PROBLEM REQUIREMENTS: Filter these entries, keeping only lines that hold the word "this".
%%
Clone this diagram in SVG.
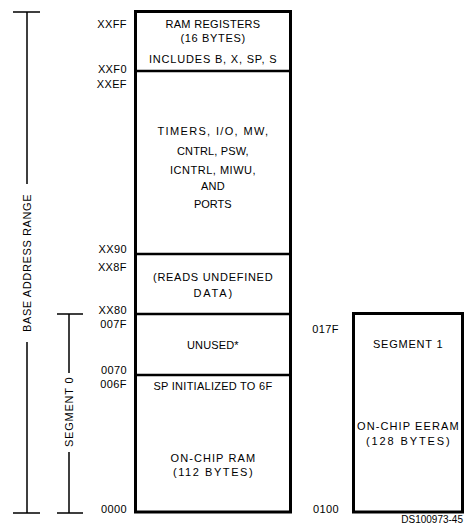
<svg xmlns="http://www.w3.org/2000/svg" width="464" height="525" viewBox="0 0 464 525">
<style>
text{font-family:"Liberation Sans",Arial,sans-serif;font-size:11px;fill:#000;letter-spacing:0.4px}
.m{text-anchor:middle}
.r{text-anchor:end}
.box{fill:#fff;stroke:#000;stroke-width:3}
.div{stroke:#000;stroke-width:2.5}
.br{stroke:#000;stroke-width:1.5;fill:none}
</style>
<rect width="464" height="525" fill="#fff"/>
<g id="brackets">
<path class="br" d="M13 12H40M27 12V184M27 342V513M13 513H40"/>
<text transform="translate(31,263) rotate(-90)" class="m" textLength="138" lengthAdjust="spacing">BASE ADDRESS RANGE</text>
<path class="br" d="M57 314H83M69 314V373M69 452V513M57 513H83"/>
<text transform="translate(73,412) rotate(-90)" class="m" textLength="70" lengthAdjust="spacing">SEGMENT 0</text>
</g>
<g id="addresses">
<text x="127" y="28" class="r">XXFF</text>
<text x="127" y="73" class="r">XXF0</text>
<text x="127" y="88" class="r">XXEF</text>
<text x="127" y="253" class="r">XX90</text>
<text x="127" y="271" class="r">XX8F</text>
<text x="127" y="314" class="r">XX80</text>
<text x="127" y="328" class="r">007F</text>
<text x="127" y="374" class="r">0070</text>
<text x="127" y="388" class="r">006F</text>
<text x="127" y="513" class="r">0000</text>
<text x="339" y="333" class="r">017F</text>
<text x="339" y="513" class="r">0100</text>
</g>
<g id="segment0">
<rect class="box" x="135.5" y="11.5" width="155" height="500.5"/>
<line class="div" x1="135.5" y1="71" x2="290.5" y2="71"/>
<line class="div" x1="135.5" y1="254" x2="290.5" y2="254"/>
<line class="div" x1="135.5" y1="314" x2="290.5" y2="314"/>
<line class="div" x1="135.5" y1="375" x2="290.5" y2="375"/>
</g>
<g id="ram-registers">
<text x="213" y="28" class="m" textLength="95" lengthAdjust="spacing">RAM REGISTERS</text>
<text x="213" y="42" class="m" textLength="65" lengthAdjust="spacing">(16 BYTES)</text>
<text x="213" y="63" class="m" textLength="128" lengthAdjust="spacing">INCLUDES B, X, SP, S</text>
</g>
<g id="peripherals">
<text x="213" y="135" class="m" textLength="111" lengthAdjust="spacing">TIMERS, I/O, MW,</text>
<text x="213" y="155" class="m" textLength="72" lengthAdjust="spacing">CNTRL, PSW,</text>
<text x="213" y="174" class="m" textLength="86" lengthAdjust="spacing">ICNTRL, MIWU,</text>
<text x="213" y="190" class="m" textLength="24" lengthAdjust="spacing">AND</text>
<text x="213" y="208" class="m" textLength="38" lengthAdjust="spacing">PORTS</text>
</g>
<g id="undefined">
<text x="213" y="281" class="m" textLength="120" lengthAdjust="spacing">(READS UNDEFINED</text>
<text x="213" y="297" class="m" textLength="39" lengthAdjust="spacing">DATA)</text>
</g>
<g id="unused">
<text x="213" y="349" class="m" textLength="52" lengthAdjust="spacing">UNUSED*</text>
</g>
<g id="ram">
<text x="213" y="390" class="m" textLength="119" lengthAdjust="spacing">SP INITIALIZED TO 6F</text>
<text x="213" y="462" class="m" textLength="85" lengthAdjust="spacing">ON-CHIP RAM</text>
<text x="213" y="476" class="m" textLength="80" lengthAdjust="spacing">(112 BYTES)</text>
</g>
<g id="segment1">
<rect class="box" x="353.5" y="313.5" width="109" height="198.5"/>
<text x="408" y="348" class="m" textLength="70" lengthAdjust="spacing">SEGMENT 1</text>
<text x="408" y="430" class="m" textLength="102" lengthAdjust="spacing">ON-CHIP EERAM</text>
<text x="408" y="445" class="m" textLength="84" lengthAdjust="spacing">(128 BYTES)</text>
</g>
<text x="463" y="523" class="r" style="font-size:10px;letter-spacing:0">DS100973-45</text>
</svg>
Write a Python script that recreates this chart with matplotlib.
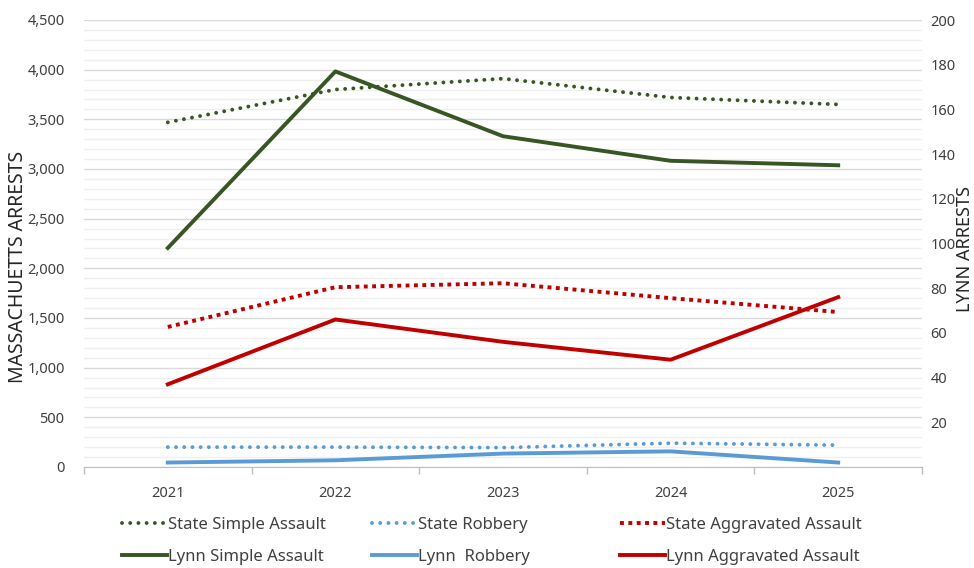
import matplotlib
matplotlib.use("Agg")
import matplotlib.pyplot as plt
from matplotlib.ticker import MultipleLocator, FuncFormatter, FixedLocator

plt.rcParams['font.family'] = ['Noto Sans', 'DejaVu Sans']

years = ["2021", "2022", "2023", "2024", "2025"]
state_simple = [3470, 3800, 3910, 3720, 3650]
state_robbery = [200, 200, 195, 240, 220]
state_agg = [1410, 1810, 1850, 1700, 1560]
lynn_simple = [98, 177, 148, 137, 135]
lynn_robbery = [2, 3, 6, 7, 2]
lynn_agg = [37, 66, 56, 48, 76]

green = "#375623"
blue = "#5B9BD5"
red = "#C00000"
txt = "#404040"

fig = plt.figure(figsize=(9.74, 5.68), dpi=100)
ax = fig.add_axes([84/974, 1-467/568, (922-84)/974, (467-20)/568])
ax2 = ax.twinx()

x = list(range(len(years)))
LW = 2.8
round_dot = (0, (0.01, 2.1))
sq_dot = (0, (1.0, 1.15))
l1, = ax.plot(x, state_simple, color=green, lw=LW, linestyle=round_dot, dash_capstyle='round', label="State Simple Assault")
l2, = ax.plot(x, state_robbery, color=blue, lw=LW, linestyle=round_dot, dash_capstyle='round', label="State Robbery")
l3, = ax.plot(x, state_agg, color=red, lw=LW, linestyle=sq_dot, dash_capstyle='butt', label="State Aggravated Assault")
l4, = ax2.plot(x, lynn_simple, color=green, lw=LW, label="Lynn Simple Assault")
l5, = ax2.plot(x, lynn_robbery, color=blue, lw=LW, label="Lynn  Robbery")
l6, = ax2.plot(x, lynn_agg, color=red, lw=LW, label="Lynn Aggravated Assault")

ax.set_xlim(-0.5, len(years) - 0.5)
ax.set_ylim(0, 4500)
ax2.set_ylim(0, 200)

ax.yaxis.set_major_locator(MultipleLocator(500))
ax.yaxis.set_minor_locator(MultipleLocator(100))
ax.yaxis.set_major_formatter(FuncFormatter(lambda v, p: f"{int(v):,}"))
ax.grid(which='major', axis='y', color='#d9d9d9', lw=1.0)
ax.grid(which='minor', axis='y', color='#efefef', lw=1.0)
ax.set_axisbelow(True)

ax.set_xticks(x)
ax.set_xticklabels(years)
ax.xaxis.set_minor_locator(FixedLocator([i - 0.5 for i in range(len(years) + 1)]))
ax.tick_params(axis='x', which='major', length=0, pad=14, labelsize=10.5, labelcolor=txt)
ax.tick_params(axis='x', which='minor', length=5, color='#bfbfbf', width=1)
ax.tick_params(axis='y', which='both', length=0, pad=14, labelsize=10.5, labelcolor=txt)

ax2.set_yticks(list(range(20, 201, 20)))
ax2.tick_params(axis='y', length=0, pad=6, labelsize=10.5, labelcolor=txt)

for a in (ax, ax2):
    for s in ('top', 'left', 'right'):
        a.spines[s].set_visible(False)
ax.spines['bottom'].set_color('#bfbfbf')
ax2.spines['bottom'].set_visible(False)

fig.text(18/974, 1-267/568, "MASSACHUETTS ARRESTS", rotation=90, ha='center', va='center', fontsize=14, color='#262626')
fig.text(965/974, 1-249/568, "LYNN ARRESTS", rotation=90, ha='center', va='center', fontsize=13, color='#262626')

groups = [([l1, l4], 122), ([l2, l5], 372), ([l3, l6], 620)]
for hs, xpx in groups:
    leg = fig.legend(handles=hs, loc='center left', bbox_to_anchor=(xpx/974, 1-541/568),
                     frameon=False, fontsize=12, borderpad=0, borderaxespad=0,
                     handlelength=2.7, handletextpad=0.05, labelspacing=0.95)
    for t in leg.get_texts():
        t.set_color(txt)

fig.savefig("out.png", dpi=100)
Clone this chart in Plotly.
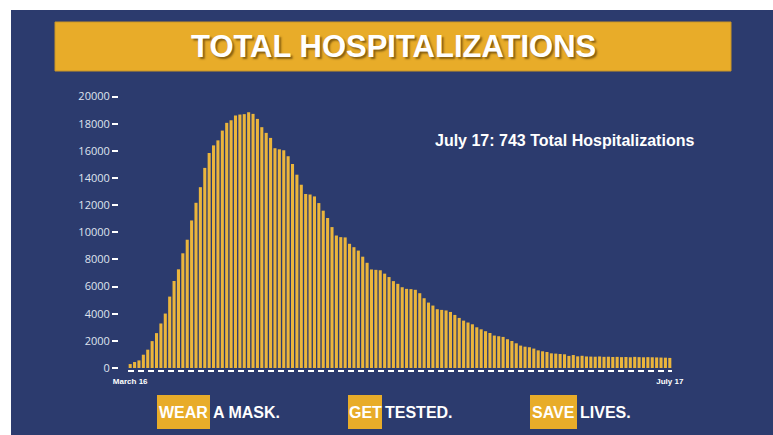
import plotly.graph_objects as go
import pandas as pd

# ---- data ----
dates = [d.strftime("%Y-%m-%d") for d in pd.date_range("2020-03-16", "2020-07-17")]
hospitalizations = [
    290, 440, 560, 980, 1350, 1980, 2570, 3280, 4010, 5260, 6410, 7270, 8450, 9450,
    10870, 12170, 13320, 14740, 15840, 16400, 16770,
    17490, 18060, 18250, 18600, 18670, 18700, 18840, 18720, 18350, 17740, 17320,
    16950, 16190, 16110, 16040, 15600, 15030, 14240, 13500, 12820, 12780, 12640,
    12150, 11590, 11050, 10380, 9760, 9640, 9620, 9150,
    8900, 8650, 8200, 7750, 7260, 7230, 7200, 6950, 6700, 6400, 6200, 5950,
    5830, 5810, 5760, 5510, 5140, 4820, 4600, 4330, 4280, 4240, 4130, 3910, 3690,
    3490, 3350, 3220, 3000, 2850, 2710, 2580, 2390, 2340, 2290, 2120, 1990, 1820,
    1650, 1570, 1530, 1430, 1300, 1230, 1180, 1080, 1060, 1030, 1010, 890, 955,
    860, 900,
    850, 840, 830, 850, 820, 830, 810, 820, 800, 810, 790, 820, 800, 790, 800,
    790, 780, 770, 760, 743,
]
y_ticks = list(range(0, 20001, 2000))
x_tick_labels = ["March 16", "July 17"]
title_text = "TOTAL HOSPITALIZATIONS"
callout = f"July 17: {hospitalizations[-1]} Total Hospitalizations"
slogans = [("WEAR", "A MASK."), ("GET", "TESTED."), ("SAVE", "LIVES.")]

W, H = 773, 435
def px(x):
    return x / W
def py(y):
    return 1 - y / H

BLUE = "#2c3b6e"
GOLD = "#e8ac29"
BAR = "#ebb53c"
BOLDFONT = "Liberation Sans, Arial, sans-serif"

# y-axis mapping: 0 at y=368px, 20000 at y=96.5px
k = (368 - 96.5) / 20000
y_bottom_px, y_top_px = 375, 90
y_range = [-(y_bottom_px - 368) / k, (368 - y_top_px) / k]

fig = go.Figure()
fig.add_trace(go.Bar(
    x=dates, y=hospitalizations, marker=dict(color=BAR, line=dict(width=0)),
    width=0.7, hoverinfo="x+y",
))

shapes = [
    dict(type="rect", xref="paper", yref="paper", x0=px(11), x1=1, y0=0, y1=py(10),
         fillcolor=BLUE, line=dict(width=0), layer="below"),
    dict(type="rect", xref="paper", yref="paper", x0=px(55), x1=px(731), y0=py(71), y1=py(22),
         fillcolor=GOLD, line=dict(color="#c99526", width=1), layer="below"),
    dict(type="line", xref="x", yref="y", x0=-0.5, x1=len(dates) - 0.5,
         y0=-(371 - 368) / k, y1=-(371 - 368) / k,
         line=dict(color="white", width=2, dash="6px,4px")),
]

annotations = [
    dict(text=title_text, x=px(393), y=py(47), xref="paper", yref="paper",
         showarrow=False, xanchor="center", yanchor="middle",
         font=dict(family=BOLDFONT, size=31, color="white", weight="bold",
                   shadow="2px 2px 2px rgba(70,45,0,0.6)")),
    dict(text=callout, x=px(433), y=py(140), xref="paper", yref="paper",
         showarrow=False, xanchor="left", yanchor="middle",
         font=dict(family=BOLDFONT, size=16, color="white", weight="bold")),
]

# slogan boxes (left, right) in pixels
boxes = [(157, 210), (348, 382), (530, 577)]
for (hl, rest), (bx0, bx1) in zip(slogans, boxes):
    shapes.append(dict(type="rect", xref="paper", yref="paper", x0=px(bx0), x1=px(bx1),
                       y0=py(429), y1=py(395), fillcolor=GOLD, line=dict(width=0)))
    annotations.append(dict(text=hl, x=px((bx0 + bx1) / 2), y=py(412.5), xref="paper", yref="paper",
                            showarrow=False, xanchor="center", yanchor="middle",
                            font=dict(family=BOLDFONT, size=16, color="white", weight="bold")))
    annotations.append(dict(text=rest, x=px(bx1 + 1), y=py(412.5), xref="paper", yref="paper",
                            showarrow=False, xanchor="left", yanchor="middle",
                            font=dict(family=BOLDFONT, size=16, color="white", weight="bold")))

fig.update_layout(
    width=W, height=H, margin=dict(l=0, r=0, t=0, b=0, autoexpand=False),
    paper_bgcolor="white", plot_bgcolor="rgba(0,0,0,0)",
    showlegend=False, bargap=0.3,
    shapes=shapes, annotations=annotations,
    xaxis=dict(domain=[px(128), px(672)], type="category", range=[-0.5, len(dates) - 0.5],
               tickvals=[dates[0], dates[-1]], ticktext=x_tick_labels, automargin=False,
               showgrid=False, zeroline=False, showline=False, ticks="",
               tickfont=dict(family=BOLDFONT, size=8, color="white", weight="bold")),
    yaxis=dict(domain=[py(y_bottom_px), py(y_top_px)], range=y_range, automargin=False,
               anchor="free", position=px(118), tickformat="d",
               tickvals=y_ticks, ticks="outside", ticklen=6, tickwidth=1.5, tickcolor="white",
               showgrid=False, zeroline=False, showline=False,
               tickfont=dict(family="Open Sans, sans-serif", size=11, color="#dfe3ee")),
)

fig.write_html("out.html", config={"displayModeBar": False},
               post_script="document.body.style.margin='0';")
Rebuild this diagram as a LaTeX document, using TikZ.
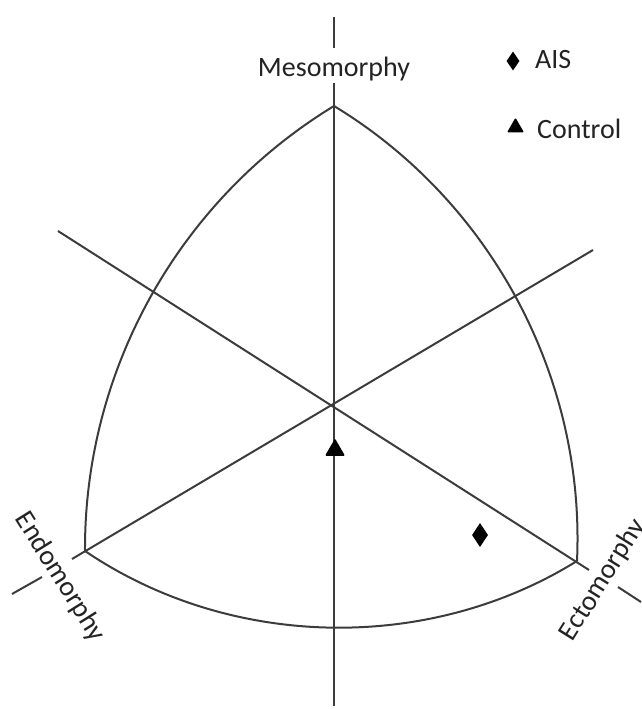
%%
CORRECT OUTPUT:
Clone this diagram in SVG.
Write a Python script that recreates this chart with matplotlib.
Clone this chart in Plotly.
Rebuild this diagram as a LaTeX document, using TikZ.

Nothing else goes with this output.